NAB’s monthly business survey – considered by the Reserve Bank to be a leading indicator of trends in the labour market – shows employment figures have fallen sharply in April.
Trading conditions, profitability and employment all weakened from the levels reported in March.
The employment index was perhaps the key development in this month’s data: it fell to a below-average level for the first time since late 2016.
Overall confidence rose one point to end April at 0 index points, but also remains well below average, suggesting little improvement in business conditions to come.
Alan Oster, NAB Group Chief Economist, said April’s data suggests employment growth of 14,000 jobs per month.
“While trading and profitability have previously dipped below average, this is the first time the employment index has shown signs of weakness,” he said.
“While employment has previously held up better – similar to official data – the impact of slowing activity and a weak outlook may now be flowing through to the labour market.”
According to NAB, the employment index has been one of the survey’s few positive indicators in past releases.
This decline over the past month was mainly concentrated in Queensland, South Australia and Western Australia, but it fell in every state in some capacity.
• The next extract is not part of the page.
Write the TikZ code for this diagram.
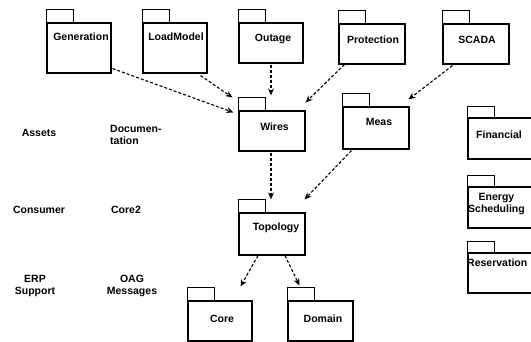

The likes of Victoria and Tasmania still have an employment index above the average, while New South Wales sits around the average.
“Across industries, we continue to see the best conditions in mining and the services sector – recreation & personal, and finance, business & property services,” Mr Orster said.
“While retail saw some improvement in trend terms, the goods distribution industries, including wholesale and retail remain weakest.”
It looks unlikely these figures will improve in the coming months, with the data shows hiring intentions over the next three and 12 months have eased, although they still remain relatively elevated.
“The forward-looking indicators of the survey continue to suggest that the weakening in conditions over the second part of 2018 is unlikely to be reversed any time soon,” Mr Oster said.
“Conditions are still positive but below average, suggesting a loss in momentum but that for now the private sector continues to grow moderately.”
Unemployment a key factor in cash rate decision
The Reserve Bank said in its April monetary policy meeting it would strongly consider cutting the cash rate in the absence of rising inflation and increased unemployment.
That first part has already come true – inflation figures for the March quarter recorded a 0.0% movement, dragging the annual CPI inflation rate down to 1.3%, well below the RBA target of 2-3%.
Unemployment, on the other hand, has previously remained low, but if the trend seen in April continues it looks more likely the RBA will cut rates in the coming months.
“We will continue to watch the employment index as well as the other forward-looking variables over coming months for further slowing,” Mr Oster said.
“In particular, the readings of labour market-related variables will remain important as, for now, the interest rate outlook appears to hinge on continuing strength in the labour market.”
Official data on wage growth and unemployment will be released by the Australian Bureau of Statistics later this week.